Gemma Harding1, Dave Harding2, Richard A. Griffiths1
1Durrell Institute of Conservation and Ecology, University of Kent
2Department of Herpetology, Swindon Polytechnic
Despite the existence of guidelines and best practice procedures, many reintroductions take place without considering all the necessary information. This study assessed amphibian reintroductions against a set of ten criteria adapted from existing recommendations and guidelines relating to species reintroduction. All programmes were compliant with criteria relating to reintroductions of threatened populations and species. However, not all programmes had sufficient resources to meet their goals or could assess whether viable populations could be established following reintroduction. Reintroduction programmes of longer duration and higher success were shown to meet reintroduction criteria more completely, indicating that a programme needs to run for around 15 years or more in order to show a high level of success. In general successful programmes were long-running, supported by an evidence base of published data and were led by strong collaborations between government agencies, NGOs and zoos.
“Future Leaders of Amphibian Conservation” Award
This program is an annual award to a number of early career conservationists from around the world who have been identified as Future Leaders of Amphibian Conservation. We are looking for individuals in the early stages of their career who have evidence of contributing to successful conservation initiatives in the past, and who wish to conduct or continue with a particular conservation project or research agenda that will directly improve the survival of amphibians in the wild.

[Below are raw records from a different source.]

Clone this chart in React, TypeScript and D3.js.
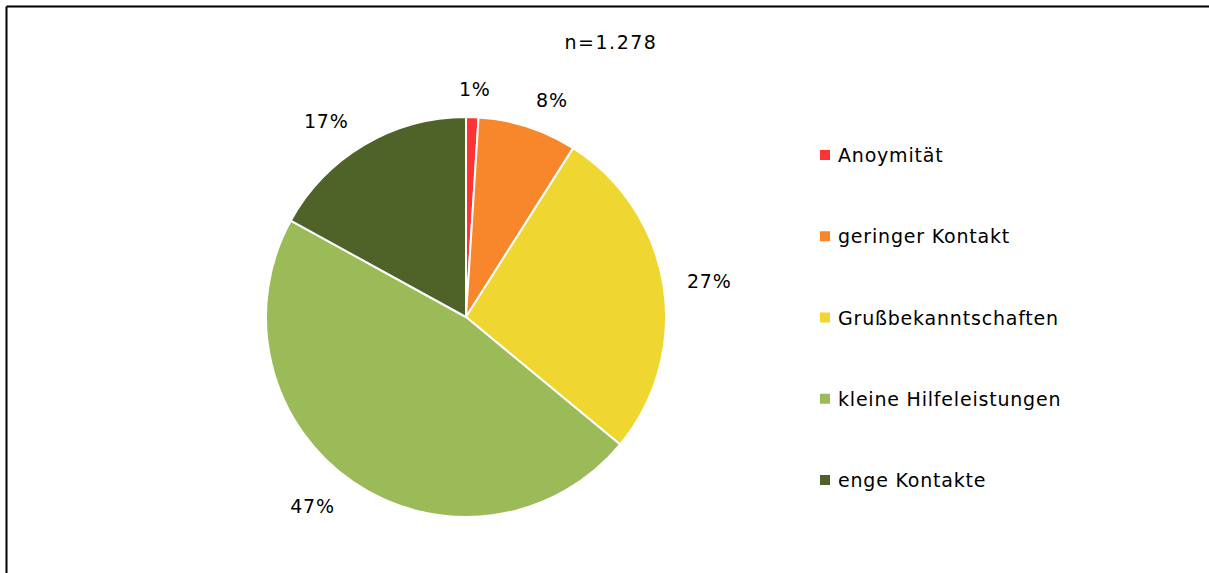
import React from "react";
import * as d3 from "d3";

const categories = ["Anoymität", "geringer Kontakt", "Grußbekanntschaften", "kleine Hilfeleistungen", "enge Kontakte"];
const values = [1, 8, 27, 47, 17];
const colors = ["#FF3333", "#F8862A", "#F0D630", "#9BBB59", "#4F6228"];
const subtitle = "n=1.278";

const W = 1209;
const H = 573;
const FONT = "'DejaVu Sans', sans-serif";
const FS = 19;
const LS = 0.8;

export default function App() {
  const cx = 466;
  const cy = 317;
  const R = 200;
  const pie = d3.pie<number>().sort(null).value((d) => d);
  const arcs = pie(values);
  const arcGen = d3.arc<d3.PieArcDatum<number>>().innerRadius(0).outerRadius(R);
  const total = d3.sum(values);

  const legendY = d3.scalePoint<string>().domain(categories).range([155, 480]);

  return (
    <svg width={W} height={H} style={{ position: "absolute", left: 0, top: 0, background: "#fff" }}>
      <rect x={0} y={0} width={W} height={H} fill="#fff" />
      <line x1={6.5} y1={6.5} x2={W} y2={6.5} stroke="#000" strokeWidth={2} />
      <line x1={6.5} y1={6.5} x2={6.5} y2={H} stroke="#000" strokeWidth={2} />
      <text x={611} y={42} textAnchor="middle" dominantBaseline="central" fontFamily={FONT} fontSize={FS} letterSpacing={1.5} fill="#000">
        {subtitle}
      </text>
      <g transform={`translate(${cx},${cy})`}>
        {arcs.map((a, i) => (
          <path key={i} d={arcGen(a) || ""} fill={colors[i]} stroke="#fff" strokeWidth={2} strokeLinejoin="round" />
        ))}
        {arcs.map((a, i) => {
          const th = (a.startAngle + a.endAngle) / 2;
          const s = Math.sin(th);
          const c = Math.cos(th);
          const x = s * (R + 40) + 40 * s * Math.abs(c);
          const y = -c * (R + 28);
          return (
            <text key={"l" + i} x={x} y={y} textAnchor="middle" dominantBaseline="central" fontFamily={FONT} fontSize={FS} letterSpacing={LS} fill="#000">
              {`${Math.round((values[i] / total) * 100)}%`}
            </text>
          );
        })}
      </g>
      {categories.map((cat, i) => (
        <g key={cat} transform={`translate(820,${legendY(cat)})`}>
          <rect x={0} y={-5} width={10} height={10} fill={colors[i]} />
          <text x={18} y={0} dominantBaseline="central" fontFamily={FONT} fontSize={FS} letterSpacing={LS} fill="#000">
            {cat}
          </text>
        </g>
      ))}
    </svg>
  );
}
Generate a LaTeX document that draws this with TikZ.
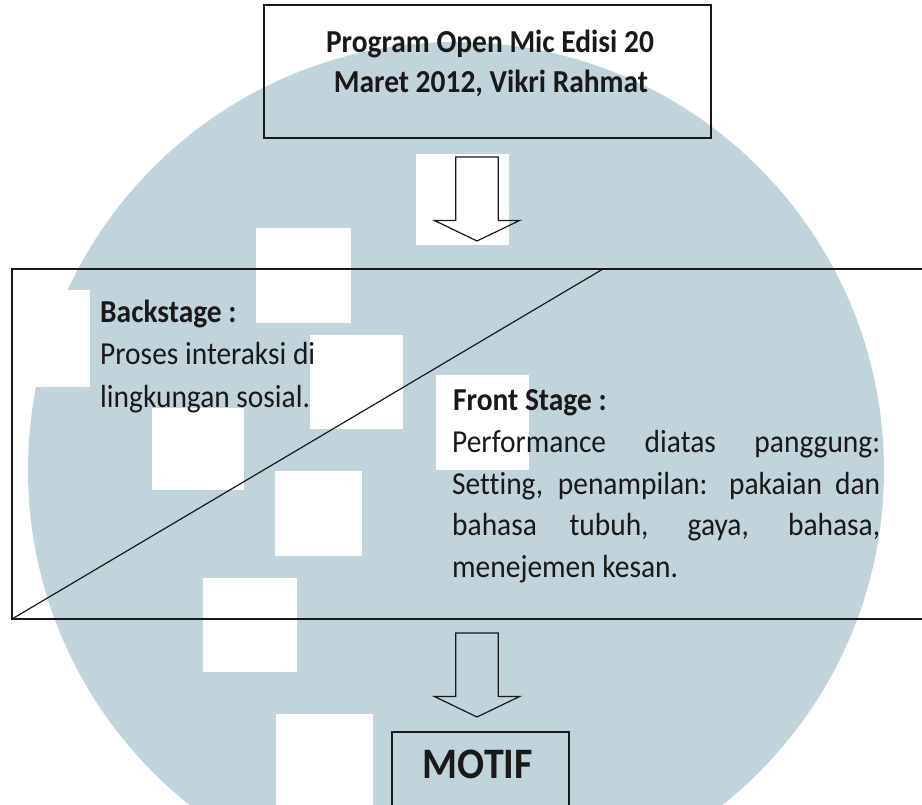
\documentclass[tikz,border=0pt]{standalone}
\usepackage{fontspec}
\setmainfont{Carlito}[FakeStretch=0.92, Ligatures=NoCommon]
\usepackage{tikz}

\definecolor{markblue}{RGB}{193,212,219}

\begin{document}
\begin{tikzpicture}[x=1pt, y=-1pt,
    box/.style={draw=black!90, line width=1.2pt},
    bodytext/.style={anchor=base west, inner sep=0pt, text=black!90, font=\fontsize{32}{42}\selectfont},
    headtext/.style={bodytext, font=\fontsize{32}{42}\selectfont\bfseries},
    downarrow/.pic={\draw[box, line join=miter] (-21.3,0) -- (21.3,0) -- (21.3,63.5) -- (42.6,63.5)
        -- (0,84) -- (-42.6,63.5) -- (-21.3,63.5) -- cycle;}]
    \useasboundingbox (0,0) rectangle (922,805);

    % Watermark
    \fill[markblue] (456,470) circle (428);
    \fill[white] (0,290) rectangle (90,387);
    \foreach \xa/\ya/\xb/\yb in {416/154/509/245, 256/228/351/323, 310/335/403/429,
        152/408/244/490, 436/375/529/470, 275/471/362/556, 203/578/297/672, 276/714/373/805}
        \fill[white] (\xa,\ya) rectangle (\xb,\yb);

    % Program box
    \node[box, minimum width=447pt, minimum height=133pt, inner sep=0pt] (program) at (487.5,71.5) {};
    \node[headtext, anchor=base] (progA) at (490,53) {Program Open Mic Edisi 20};
    \node[headtext, anchor=base] (progB) at (491,93) {Maret 2012, Vikri Rahmat};

    \pic at (477,157) {downarrow};

    % Stage box, split by the diagonal
    \coordinate (stageSW) at (12,619);
    \coordinate (stageNE) at (945,269);
    \coordinate (split) at (603,269);
    \draw[box] (stageSW) rectangle (stageNE);
    \draw[box] (stageSW) -- (split);

    % Backstage
    \node[headtext] (backHead) at (100,323) {Backstage :};
    \node[bodytext] (backA) at (100,364) {Proses interaksi di};
    \node[bodytext] (backB) at (100,407) {lingkungan sosial.};

    % Front stage
    \node[headtext] (frontHead) at (453,410) {Front Stage :};
    \node[bodytext] (frontA) at (452,452) {\makebox[428pt][s]{Performance diatas panggung:}};
    \node[bodytext] (frontB) at (452,494) {\makebox[428pt][s]{Setting, penampilan: pakaian dan}};
    \node[bodytext] (frontC) at (452,535) {\makebox[428pt][s]{bahasa tubuh, gaya, bahasa,}};
    \node[bodytext] (frontD) at (452,577) {menejemen kesan.};

    \pic at (477,633) {downarrow};

    % Motif box
    \draw[box] (392,732) rectangle (569,830);
    \node[headtext, anchor=base, font=\fontsize{43.5}{48}\selectfont\bfseries] (motif) at (478,778) {MOTIF};
\end{tikzpicture}
\end{document}
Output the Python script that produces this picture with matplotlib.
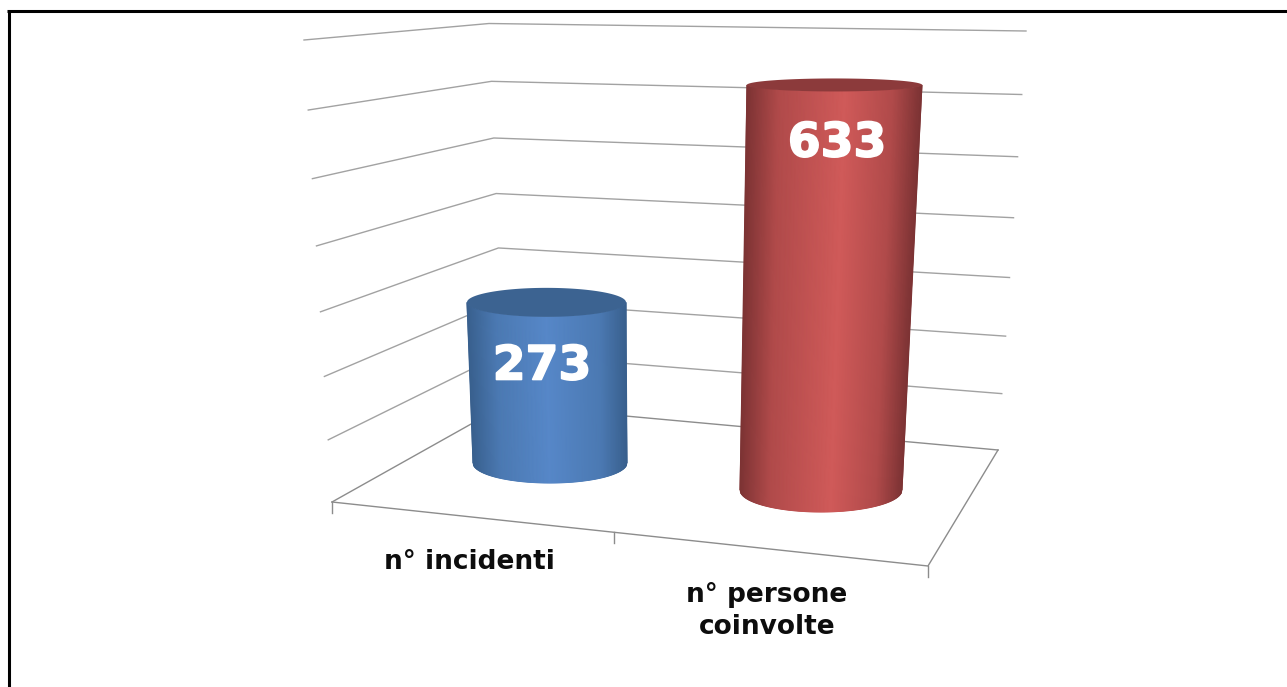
import numpy as np
import matplotlib
matplotlib.use("Agg")
import matplotlib.pyplot as plt
import matplotlib.patheffects as pe
from matplotlib.colors import LinearSegmentedColormap

categories = ["n° incidenti", "n° persone\ncoinvolte"]
values = [273, 633]
axis_ticks = [0, 100, 200, 300, 400, 500, 600, 700]

W, H = 1287, 687
fig = plt.figure(figsize=(W / 100, H / 100), dpi=100, facecolor="white")
ax = fig.add_axes([0, 0, 1, 1])
ax.set_xlim(0, W)
ax.set_ylim(H, 0)
ax.axis("off")

# Box corners of the 3D chart, in figure pixels
LEFT_B, LEFT_T = (332, 502), (304, 40)
BACK_B, BACK_T = (505, 405), (489, 23.5)
RIGHT_B, RIGHT_T = (998, 450), (1026, 31)
FRONT_L, FRONT_R = (332, 502), (928, 566)
K_VAL, K_CAT = 0.072, 0.114
VMAX = axis_ticks[-1]


def persp(t, k):
    return t / (1 + k * (1 - t))


def lerp(a, b, s):
    return (a[0] + (b[0] - a[0]) * s, a[1] + (b[1] - a[1]) * s)


# Walls
for v in axis_ticks:
    s = persp(v / VMAX, K_VAL)
    l, b, r = lerp(LEFT_B, LEFT_T, s), lerp(BACK_B, BACK_T, s), lerp(RIGHT_B, RIGHT_T, s)
    ax.plot([l[0], b[0], r[0]], [l[1], b[1], r[1]],
            color="#a2a2a2" if v else "#8c8c8c", lw=1.0, zorder=1,
            solid_joinstyle="miter")

# Floor front and right edges, category ticks
ax.plot([FRONT_L[0], FRONT_R[0], RIGHT_B[0]], [FRONT_L[1], FRONT_R[1], RIGHT_B[1]],
        color="#8c8c8c", lw=1.0, zorder=1)
for i in range(len(categories) + 1):
    p = lerp(FRONT_L, FRONT_R, persp(i / len(categories), K_CAT))
    ax.plot([p[0], p[0]], [p[1], p[1] + 11], color="#8c8c8c", lw=1.0, zorder=1)

# Cylinders
def cmap_for(dark, mid, light, peak):
    return LinearSegmentedColormap.from_list(
        "c", [(0, dark), (0.18, mid), (peak, light), (0.84, mid), (1, dark)])


bars = [
    dict(base=(550, 463), rx_b=77, ry_b=20, depth_h=430, lean=-9.4, rx_t=79.5, ry_t=14.5,
         cmap=cmap_for("#39608e", "#4b79b2", "#5687c8", 0.5), top="#3c6391",
         label=(542, 367)),
    dict(base=(821, 490), rx_b=81, ry_b=22, depth_h=451, lean=15, rx_t=87.5, ry_t=6.5,
         cmap=cmap_for("#7d3334", "#b04a4a", "#d05a59", 0.56), top="#8c3a3b",
         label=(837, 144)),
]

for val, b in zip(values, bars):
    s = persp(val / VMAX, K_VAL)
    cx_t = b["base"][0] + b["lean"] * s
    cy_t = b["base"][1] - b["depth_h"] * s
    u = np.linspace(-1, 1, 161)
    arc = np.sqrt(np.clip(1 - u ** 2, 0, 1))
    xt, yt = cx_t + b["rx_t"] * u, cy_t + b["ry_t"] * arc
    xb, yb = b["base"][0] + b["rx_b"] * u, b["base"][1] + b["ry_b"] * arc
    X = np.vstack([xt, xb])
    Y = np.vstack([yt, yb])
    C = np.vstack([u, u])
    ax.pcolormesh(X, Y, C, cmap=b["cmap"], vmin=-1, vmax=1, shading="gouraud", zorder=3)
    th = np.linspace(0, 2 * np.pi, 200)
    ax.fill(cx_t + b["rx_t"] * np.cos(th), cy_t + b["ry_t"] * np.sin(th),
            color=b["top"], lw=0, zorder=4)
    ax.text(b["label"][0], b["label"][1], str(val), color="white", fontsize=34,
            fontweight="bold", family="DejaVu Sans", ha="center", va="center", zorder=5,
            path_effects=[pe.withStroke(linewidth=1.2, foreground="white")])

# Category labels
label_pos = [(469, 562), (767, 611)]
for txt, (x, y) in zip(categories, label_pos):
    ax.text(x, y, txt, color="#0d0d0d", fontsize=19, fontweight="bold",
            family="DejaVu Sans", ha="center", va="center", linespacing=1.25, zorder=5)

# Outer frame
ax.plot([8.5, 8.5], [H, 10.5], color="black", lw=2.2, solid_capstyle="butt", zorder=6)
ax.plot([7, W], [10.5, 10.5], color="black", lw=2.2, solid_capstyle="butt", zorder=6)

fig.savefig("out.png", dpi=100, facecolor="white")
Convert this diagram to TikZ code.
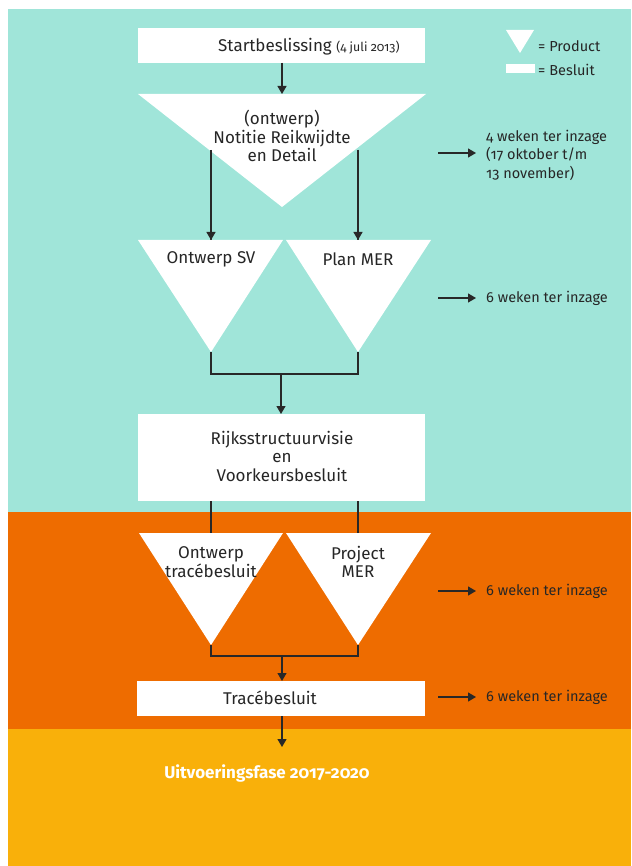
\documentclass[tikz,border=0pt]{standalone}
\usepackage{fontspec}
\setmainfont{Fira Sans}[Numbers=OldStyle]
\usetikzlibrary{arrows.meta}
\definecolor{teal}{RGB}{160,229,217}
\definecolor{oranj}{RGB}{238,108,0}
\definecolor{geel}{RGB}{249,176,10}
\definecolor{lijn}{RGB}{40,40,40}
\tikzset{
  besluit/.style={fill=white,draw=none},
  product/.style={fill=white,draw=none},
  lbl/.style={inner sep=0pt,font=\fontsize{17}{18.5}\selectfont,align=center,text=black!85},
  side/.style={inner sep=0pt,font=\fontsize{14.5}{18.5}\selectfont,align=left,anchor=west,text=black!85},
  conn/.style={draw=lijn,line width=1.2pt},
  arr/.style={conn,-{Triangle[width=9pt,length=8pt]}},
}
\begin{document}
\begin{tikzpicture}[x=1pt,y=-1pt]
\useasboundingbox (0,0) rectangle (631,866);
% background bands
\fill[teal] (8,9) rectangle (631,512);
\fill[oranj] (8,512) rectangle (631,729);
\fill[geel] (8,729) rectangle (631,866);

% coordinates
\coordinate (startb) at (282,63);
\coordinate (t1top) at (282,94);
\coordinate (t1L) at (211,150);
\coordinate (t1R) at (358,150);
\coordinate (svtop) at (211,240);
\coordinate (mertop) at (358,240);
\coordinate (svapex) at (211,352);
\coordinate (merapex) at (358,352);
\coordinate (join1) at (281,374);
\coordinate (rijkstop) at (281,414);
\coordinate (rijksL) at (211,501);
\coordinate (rijksR) at (358,501);
\coordinate (otbtop) at (211,533);
\coordinate (pmtop) at (358,533);
\coordinate (otbapex) at (211,645);
\coordinate (pmapex) at (358,645);
\coordinate (join2) at (282,656);
\coordinate (tbtop) at (282,681);
\coordinate (tbbot) at (282,716);
\coordinate (uitv) at (282,747);

% connectors behind shapes
\draw[conn] (t1L) -- (svtop);
\draw[conn] (t1R) -- (mertop);
\draw[conn] (rijksL) -- (otbtop);
\draw[conn] (rijksR) -- (pmtop);

% shapes
\fill[besluit] (138,28) rectangle (425,63);
\fill[product] (138,94) -- (426,94) -- (282,207) -- cycle;
\fill[product] (138,240) -- (283,240) -- (svapex) -- cycle;
\fill[product] (286,240) -- (431,240) -- (merapex) -- cycle;
\fill[besluit] (138,414) rectangle (425,501);
\fill[product] (139,533) -- (283,533) -- (otbapex) -- cycle;
\fill[product] (286,533) -- (431,533) -- (pmapex) -- cycle;
\fill[besluit] (137,681) rectangle (425,716);

% arrows
\draw[arr] (startb) -- (t1top);
\draw[arr] (t1L) -- (svtop);
\draw[arr] (t1R) -- (mertop);
\draw[conn] (svapex) |- (join1) -| (merapex);
\draw[arr] (join1) -- (rijkstop);
\draw[conn] (otbapex) |- (join2) -| (pmapex);
\draw[arr] (join2) -- (tbtop);
\draw[arr] (tbbot) -- (uitv);

% texts
\node[lbl,anchor=base west] (start) at (218,52) {Startbeslissing {\fontsize{12.4}{14}\selectfont(4 juli 2013)}};
\node[lbl] (notitie) at (282,136) {(ontwerp)\\Notitie Reikwijdte\\en Detail};
\node[lbl] (sv) at (211,259) {Ontwerp SV};
\node[lbl] (mer) at (358,259) {Plan MER};
\node[lbl] (rijks) at (282,456) {Rijksstructuurvisie\\en\\Voorkeursbesluit};
\node[lbl] (otb) at (211,562) {Ontwerp\\tracébesluit};
\node[lbl] (pm) at (358,562) {Project\\MER};
\node[lbl] (tb) at (270,698) {Tracébesluit};
\node[lbl,font=\bfseries\fontsize{17}{18}\selectfont,text=white] (uit) at (267,773) {Uitvoeringsfase 2017-2020};

% side notes
\coordinate (s1a) at (438,153); \coordinate (s1b) at (476,153);
\draw[arr] (s1a) -- (s1b);
\node[side] (n1) at (486,155) {4 weken ter inzage\\(17 oktober t/m\\13 november)};
\coordinate (s2a) at (438,298); \coordinate (s2b) at (476,298);
\draw[arr] (s2a) -- (s2b);
\node[side] (n2) at (486,298) {6 weken ter inzage};
\coordinate (s3a) at (438,591); \coordinate (s3b) at (476,591);
\draw[arr] (s3a) -- (s3b);
\node[side] (n3) at (486,591) {6 weken ter inzage};
\coordinate (s4a) at (438,697); \coordinate (s4b) at (476,697);
\draw[arr] (s4a) -- (s4b);
\node[side] (n4) at (486,697) {6 weken ter inzage};

% legend
\fill[product] (506,30) -- (534,30) -- (520,53) -- cycle;
\node[side] (lp) at (538,46) {= Product};
\fill[besluit] (506,64) rectangle (535,73);
\node[side] (lb) at (538,70) {= Besluit};
\end{tikzpicture}
\end{document}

The application form to become a Future Leader of Amphibian Conservation can be downloaded HERE. Applications are submitted by email to email@example.com. Further information is detailed on the application form.
The award will provide Future Leaders with a grant to attend and present at Amphibian Conservation Research Symposium in that year, as well as on-going mentorship via the ACRS Steering Committee, and access to an online forum to discuss ideas, solve problems, and obtain information via previous and current Future Leaders.
It is our intention to provide Future Leaders with the tools to build a support network of experts, organizations and funders that will help them achieve their conservation goals and, most importantly, become the next generation of prominent researchers in amphibian conservation.